What does all of this mean for our build times? Our builds now finish in around 8 minutes! This has had drastic positive benefits

  • No longer do engineers have to context switch when waiting for CI
  • Hotfixes can get out considerably faster, usually in around 20 minutes if running both feature branch CI and master CI.

We've also seen benefits through using Buildkite's more expressive and customizable pipeline structure. We can get feedback on other parts of CI, such as brakeman and bundle-audit, in around 2 minutes.

Tips for migration

Are you thinking about giving Buildkite a try? Here's a few thigns that worked well for us.

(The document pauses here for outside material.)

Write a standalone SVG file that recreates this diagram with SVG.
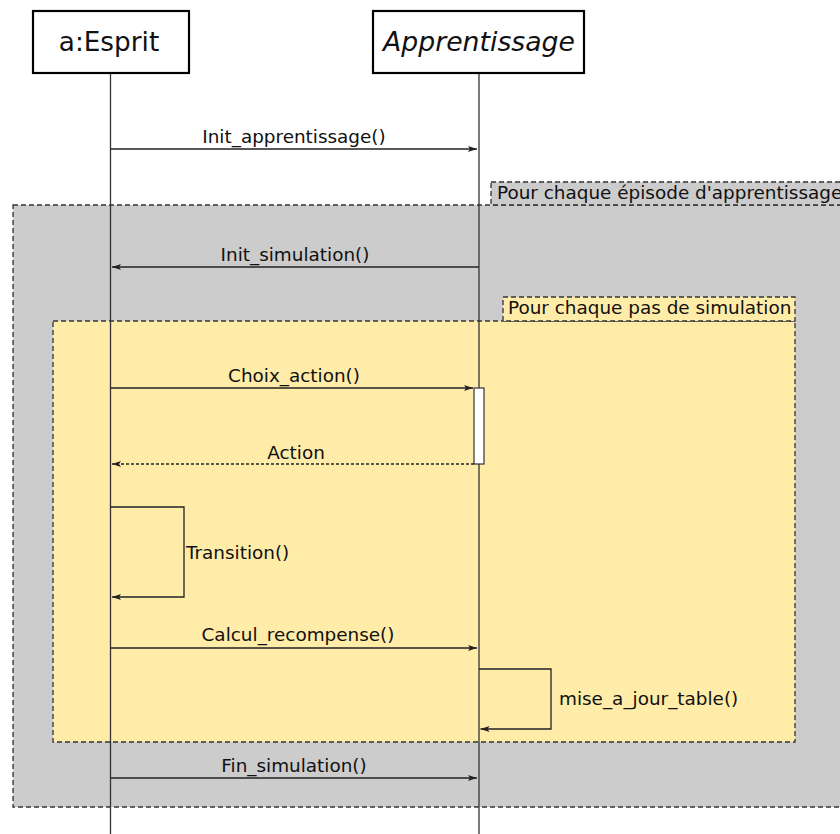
<svg xmlns="http://www.w3.org/2000/svg" width="840" height="834" viewBox="0 0 840 834">
<style>
.hdr{fill:#fff;stroke:#000;stroke-width:2.2}
.life{stroke:#333;stroke-width:1.3;fill:none}
.frame{stroke:#333;stroke-width:1.3;stroke-dasharray:5,3}
.msg{stroke:#222;stroke-width:1.3;fill:none}
.ret{stroke:#222;stroke-width:1.3;fill:none;stroke-dasharray:3,2}
text{font-family:"DejaVu Sans",sans-serif;fill:#111}
.lbl{font-size:18.4px}
</style>
<defs>
<marker id="ah" markerUnits="userSpaceOnUse" markerWidth="12" markerHeight="8" viewBox="-10 -4 12 8" refX="0" refY="0" orient="auto">
<path d="M-9,-3 L0,0 L-9,3 L-7,0 z" fill="#222"/>
</marker>
</defs>
<rect width="840" height="834" fill="#fff"/>
<g id="frame-episode">
<rect class="frame" x="13" y="205" width="840" height="602" fill="#cccccc"/>
<rect class="frame" x="491" y="182" width="360" height="23" fill="#cccccc"/>
<text class="lbl" x="497" y="199">Pour chaque épisode d'apprentissage</text>
</g>
<g id="frame-pas">
<rect class="frame" x="53" y="321" width="742" height="421" fill="#ffeca8"/>
<rect class="frame" x="503" y="297" width="292" height="24" fill="#ffeca8"/>
<text class="lbl" x="508" y="314">Pour chaque pas de simulation</text>
</g>
<g id="esprit">
<line class="life" x1="110.5" y1="73" x2="110.5" y2="834"/>
<rect class="hdr" x="33" y="11" width="156" height="62"/>
<text x="109" y="51" font-size="26.3" text-anchor="middle">a:Esprit</text>
</g>
<g id="apprentissage">
<line class="life" x1="479" y1="73" x2="479" y2="834"/>
<rect class="hdr" x="373" y="11" width="211" height="62"/>
<text x="479" y="51" font-size="26.7" font-style="italic" text-anchor="middle">Apprentissage</text>
<rect x="474" y="388" width="10" height="76" fill="#fff" stroke="#333" stroke-width="1.2"/>
</g>
<g id="connectors">
<line class="msg" x1="110.5" y1="149" x2="477" y2="149" marker-end="url(#ah)"/>
<text class="lbl" x="294" y="143" text-anchor="middle">Init_apprentissage()</text>
<line class="msg" x1="479" y1="267" x2="112" y2="267" marker-end="url(#ah)"/>
<text class="lbl" x="295" y="261" text-anchor="middle">Init_simulation()</text>
<line class="msg" x1="110.5" y1="388" x2="473" y2="388" marker-end="url(#ah)"/>
<text class="lbl" x="294" y="382" text-anchor="middle">Choix_action()</text>
<line class="ret" x1="474" y1="464" x2="112" y2="464" marker-end="url(#ah)"/>
<text class="lbl" x="296" y="459" text-anchor="middle">Action</text>
<path class="msg" d="M110.5,507 H184 V597 H112" marker-end="url(#ah)"/>
<text class="lbl" x="186" y="559">Transition()</text>
<line class="msg" x1="110.5" y1="648" x2="477" y2="648" marker-end="url(#ah)"/>
<text class="lbl" x="298" y="641" text-anchor="middle">Calcul_recompense()</text>
<path class="msg" d="M479,669 H551 V729 H480.5" marker-end="url(#ah)"/>
<text class="lbl" x="559" y="705">mise_a_jour_table()</text>
<line class="msg" x1="110.5" y1="778" x2="477" y2="778" marker-end="url(#ah)"/>
<text class="lbl" x="294" y="772" text-anchor="middle">Fin_simulation()</text>
</g>
</svg>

  • Use elastic-ci-stack: It gives you a highly scalable, easy to manage CI infrastructure in minutes.
  • Use the docker-compose plugin provided by the beta build
  • Make sure you use quality ec2 instances. Not only do they speed up your builds, but they make them more reliable
  • Get the whole team on board. Switching CI's is no small task, and ensure that your new CI is clearly at a point where it is better than your previous. If coworkers are still using the old CI while you're moving towards the new one, there's probably a reason.
  • Use spot instances for cheaper ec2 instances, but make sure to bid high enough so builds don't lose their instances.

Conclusion

Switching to Buildkite has been an exciting and productive process. Although running your own build infrastructure comes with a maintenance cost, the benefits across the rest of your team can be huge. Being in a position of continuing to cut buildtime by simply adding more compute is powerful. Looking forward we plan to continue to cut down the fixed cost by reducing docker image size (if possible) and optimizing our docker layer structure.